Elizabeth Barrett Anderson, retired Superior Court judge and chair of the CICC, told the committee she has known Flores for more than 20 years and urged prompt confirmation. "She's the right stuff and I think she will be a very very strong commissioner," Anderson said, citing Flores’s experience in government and with victim services.

Anderson described the commission as operational since 2016 and said recent statutory and regulatory changes (a 2023 statute and Guam Administrative Rules and Regulations) strengthened victim confidentiality. Anderson also said the commission currently has multiple vacancies — including a seat designated for a youth member — and has three new Office of the Attorney General (OAG) staff assigned to support the commission.

Karen Carpenter, a volunteer with Victim Advocates Reaching Out (Vero), testified Flores’s grant‑management skills and history of attendance at meetings qualify her to serve. "She really does understand victims," Carpenter said, adding Flores’s experience with federal subgrants positions her to help keep expenses allowable and within grant parameters.

Flores, a recent government retiree (she said she retired Jan. 30 after 16 years of service), told the committee she managed nearly $1,000,000 in annual federal formula grants at the Bureau of Women's Affairs and helped secure $3,000,000 in discretionary grants for projects serving victims. "I will dedicate my time on the commission to improving our island services to victims of violent crime," Flores said.

Committee members and witnesses focused much of the discussion on capacity, outreach and funding. Anderson characterized the CICC’s VOCA grant as reimbursement‑based — meaning victims or partners often must front expenses before being reimbursed — and suggested the commission pursue nongovernmental donations to provide upfront assistance.

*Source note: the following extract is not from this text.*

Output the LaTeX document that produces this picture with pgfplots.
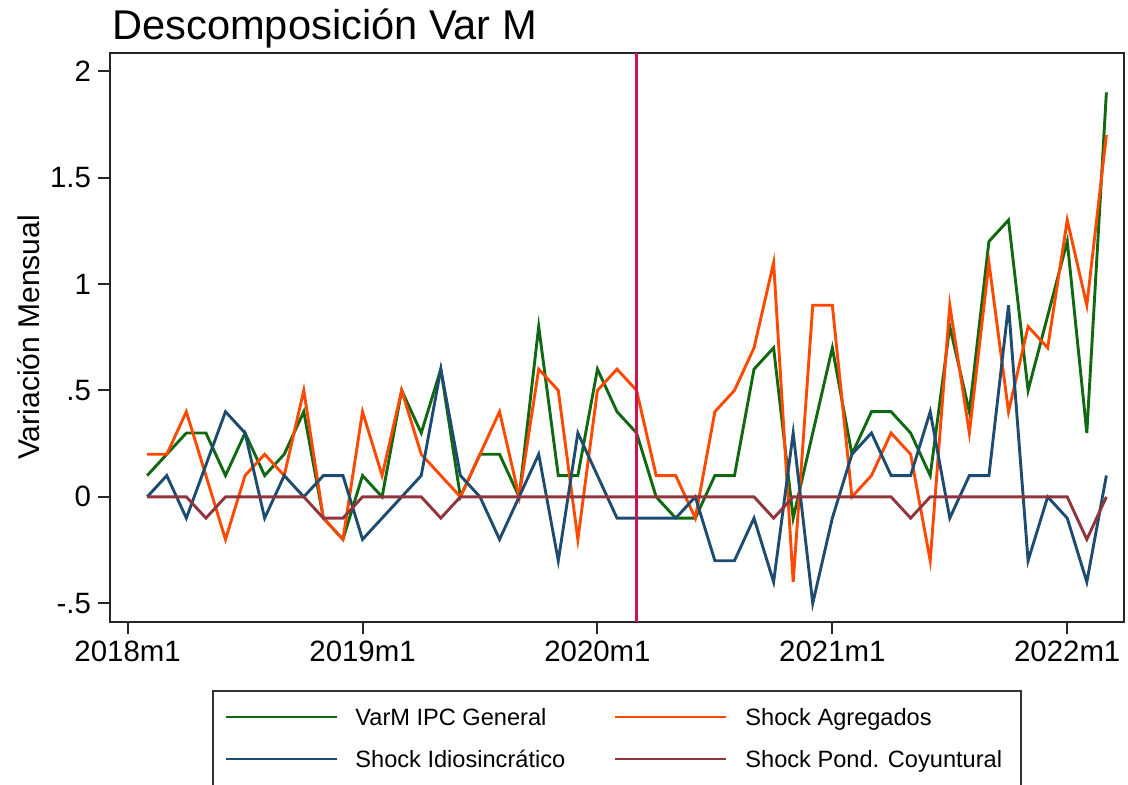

She told the committee the OAG personnel assigned to help the CICC have a collective budget that testimony described as "about $102,162,000" (as stated in the hearing record) and recommended "at least $350,000" be added to the Attorney General’s budget to stabilize an executive director position and the commission’s operations.

Anderson and others urged better public information — updated OAG/CICC forms, informational videos and a dedicated web presence linking victim‑service organizations so more victims know how to apply — while warning that greater outreach will increase demand for services and require sustained staffing and funding.

Senator Tairi closed the hearing by inviting written testimony for five days and said she will try to place the nomination on the next session agenda to expedite confirmation so the CICC can reach quorum and better serve victims.

The committee did not take a vote at this hearing; the record remains open for five days for written submissions.